In order to bridge the gap between the cross beam regions of adjacent assemblies 10, a bridging platform 17 is mounted on that end of each cross beam 14 which is nearest the rise, i.e. adjacent the next leading assembly 10. The bridging platform 17 is designed to be interchanged with a corresponding section 18 at the other end of each beam 14 in case the direction of dip should change at different regions along the face.

In FIG. 3 the backslope of the face is greater and the dip is correspondingly steeper. The stagger of adjacent assemblies 10 is therefore greater also. In this case the stagger between adjacent cross beams 14 is two steps, i.e. twice the extension or contraction provided by a ram 15. For this reason, each trailing unit 11 is not level with an adjacent unit 13 on a next trailing assembly, but instead leads it slightly.

View A of FIG. 4 shows the three units 11, 12 and 13 of an assembly 10 in the positions which they normally occupy, with the unit 11 trailing. In order to advance an assembly 10, the trailing unit 11 is first pulled up to the other units by means of the ram 15 (view B). The two outer units are then braced against the roof whilst the unit 12 is lowered from the roof and advanced by extending both rams 15 (view C). The unit 13 adjacent the rise is then drawn up level with the central unit (view A). The next unit to be advanced will be the next adjacent unit 11 of a next adjacent leading assembly 10.

An important advantage of the roof-supporting arrangement described above is that it continues to present a closed face to the waste as each unit is advanced because each unit is advanced within the range shielded by the next adjacent unit towards the rise. Consequently, special waste end and side screens and supplementary stabilising equipment can be dispensed with.

Claims

1. A roof-supporting arrangement for a mine comprising a series of roof-supporting assemblies disposed generally side-by-side along a face being worked but being progressively staggered one behind another, each said assembly comprising a cross beam, three shield-type roof-supporting units, and a pair of rams, a centre one of said three units being directly secured to the cross beam, and the other two (i.e. outer) units being secured to the cross beam via respective ones of said rams so that each outer unit may be aligned with or trail behind its corresponding centre unit depending upon the position of its respective ram, wherein each assembly is arranged (in the normal roof-supporting position of the assemblies) with that one of its outer units which is adjacent a next trailing assembly being so disposed as to trail behind its corresponding centre unit and the other outer unit whereby to protect from waste the adjacent outer unit of said next trailing assembly.

2. A roof-supporting arrangement as claimed in claim 1, in which said face is back-sloping and inclined to the horizontal, and in which the leading one of the roof-supporting assemblies is disposed towards the rise of the face.

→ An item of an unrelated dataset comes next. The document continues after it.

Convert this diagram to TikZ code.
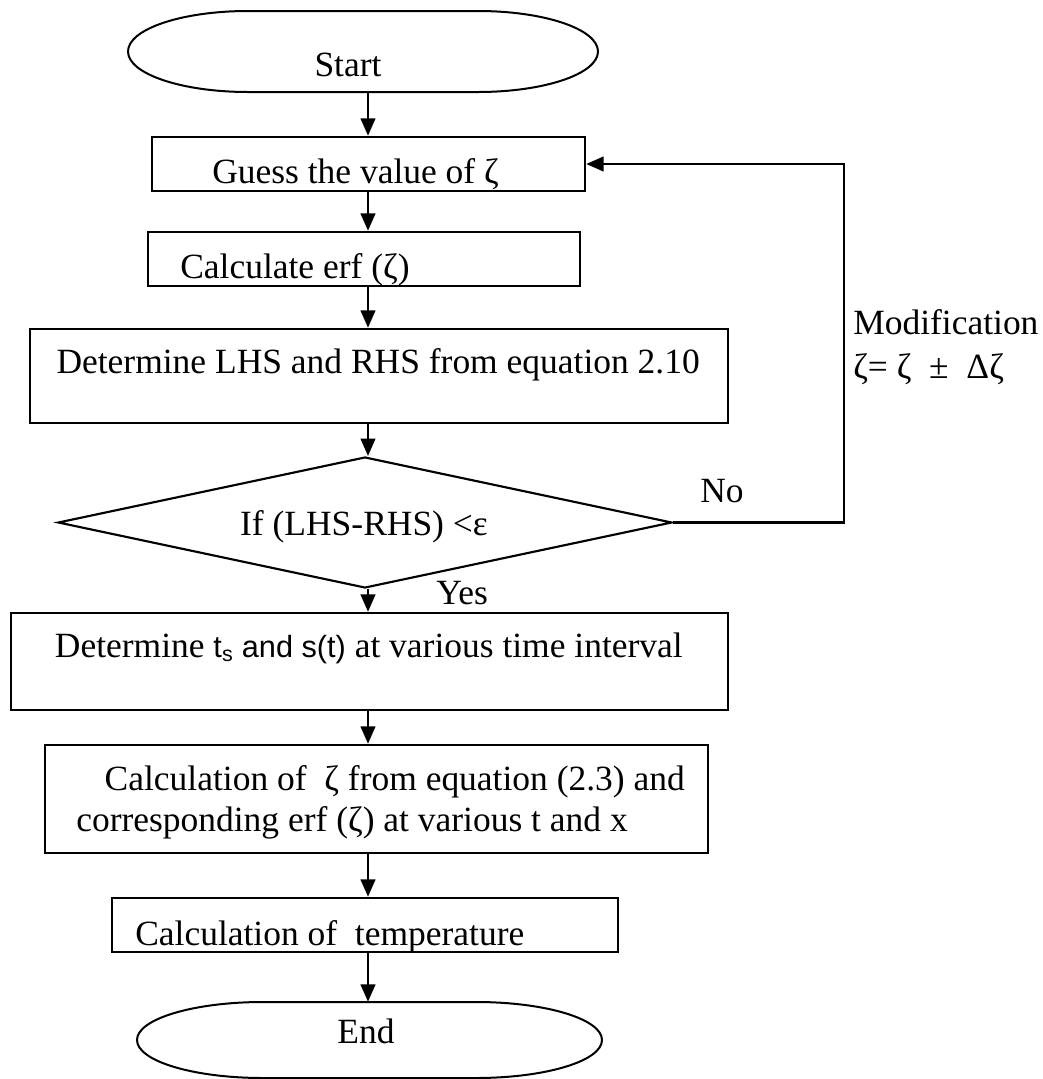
\documentclass[tikz,border=0pt]{standalone}
\usepackage{fontspec}
\setmainfont{Liberation Serif}
\newfontfamily\sansf{Liberation Sans}
\usetikzlibrary{shapes.geometric,arrows.meta}
\begin{document}
\begin{tikzpicture}[x=0.75pt,y=0.75pt,
  box/.style={draw, rectangle, line width=1.9pt, inner sep=0pt},
  term/.style={draw, line width=1.5pt},
  dec/.style={draw, diamond, line width=1.6pt, inner sep=0pt},
  ghost/.style={rectangle, draw=none, inner sep=0pt},
  txt/.style={font=\fontsize{26.6}{36}\selectfont, inner sep=0pt},
  arr/.style={line width=1.6pt, -{Triangle[length=13pt,width=11pt]}}]
\useasboundingbox (0,0) rectangle (1043,-1079);
\coordinate (axis) at (368,0);

% terminals
\node[ghost, minimum width=352.5pt, minimum height=60.75pt] (start) at (363,-51.5) {};
\draw[term] (248,-11) -- (478,-11) arc[start angle=90,end angle=-90,x radius=120,y radius=40.5]
  -- (248,-92) arc[start angle=270,end angle=90,x radius=120,y radius=40.5] -- cycle;
\node[ghost, minimum width=348.75pt, minimum height=57pt] (end) at (369.5,-1040) {};
\draw[term] (263,-1002) -- (476,-1002) arc[start angle=90,end angle=-90,x radius=126,y radius=38]
  -- (263,-1078) arc[start angle=270,end angle=90,x radius=126,y radius=38] -- cycle;

% boxes
\node[box, minimum width=324.75pt, minimum height=40.5pt] (b1) at (368.5,-164) {};
\node[box, minimum width=324pt, minimum height=40.5pt] (b2) at (364,-259) {};
\node[box, minimum width=523.5pt, minimum height=70.5pt] (b3) at (379,-376) {};
\node[dec, minimum width=460.5pt, minimum height=98.25pt] (dia) at (365,-522.5) {};
\node[box, minimum width=537.75pt, minimum height=72.75pt] (b4) at (369.5,-661.5) {};
\node[box, minimum width=497.25pt, minimum height=81pt] (b5) at (376.5,-799) {};
\node[box, minimum width=379.5pt, minimum height=40.5pt] (b6) at (365,-925) {};

% texts
\node[txt, anchor=base] (tstart) at (348,-76) {Start};
\node[txt, anchor=base west] (t1) at (212,-183) {Guess the value of ζ};
\node[txt, anchor=base west] (t2) at (180,-278) {Calculate erf (ζ)};
\node[txt, anchor=base east] (t3) at (700,-373) {Determine LHS and RHS from equation 2.10};
\node[txt, anchor=base] (td) at (364,-535) {If (LHS-RHS) <ε};
\node[txt, anchor=base east] (t4) at (683,-657) {Determine {\sansf\fontsize{23}{30}\selectfont t\textsubscript{s} and s(t)} at various time interval};
\node[txt, anchor=base east] (t5a) at (685,-790) {Calculation of\ \ ζ from equation (2.3) and};
\node[txt, anchor=base east] (t5b) at (628,-831) {corresponding erf (ζ) at various t and x};
\node[txt, anchor=base west] (t6) at (135,-945) {Calculation of\ \ temperature};
\node[txt, anchor=base] (tend) at (366,-1043) {End};
\node[txt, anchor=base west] (tno) at (700,-502) {No};
\node[txt, anchor=base west] (tyes) at (436,-604) {Yes};
\node[txt, anchor=base west] (tmod) at (853,-334) {Modification};
\node[txt, anchor=base west] (tmod2) at (853,-378) {ζ= ζ\ \ ±\ \ Δζ};

% connectors
\draw[arr] (start.south -| axis) -- (b1.north -| axis);
\draw[arr] (b1.south -| axis) -- (b2.north -| axis);
\draw[arr] (b2.south -| axis) -- (b3.north -| axis);
\draw[arr] (b3.south -| axis) -- (dia.north -| axis);
\draw[arr] (dia.south -| axis) -- (b4.north -| axis);
\draw[arr] (b4.south -| axis) -- (b5.north -| axis);
\draw[arr] (b5.south -| axis) -- (b6.north -| axis);
\draw[arr] (b6.south -| axis) -- (end.north -| axis);
\coordinate (loopc) at (844,-522.5);
\draw[arr] (dia.east) -- (loopc) |- (b1.east);
\end{tikzpicture}
\end{document}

3. A roof-supporting arrangement as claimed in claim 1, in which said outer unit which trails the other two units of the same assembly is disposed level with the said adjacent unit of the said next trailing assembly which it protects.

4. A roof-supporting arrangement as claimed in claim 1, in which a bridging platform is mounted on each said cross beam, said bridging platform serving to at least partially bridge the gap between adjacent assemblies, which gap results from the staggering of adjacent assemblies.

5. A roof-supporting arrangement as claimed in claim 4, in which said face is inclined to the horizontal and in which said bridging member is disposed on that end of a cross beam adjacent the rise.

6. A roof-supporting arrangement according to claim 5, in which said bridging platform is designed to be interchanged with a section mounted at the end of the cross beam remote from the said bridging platform.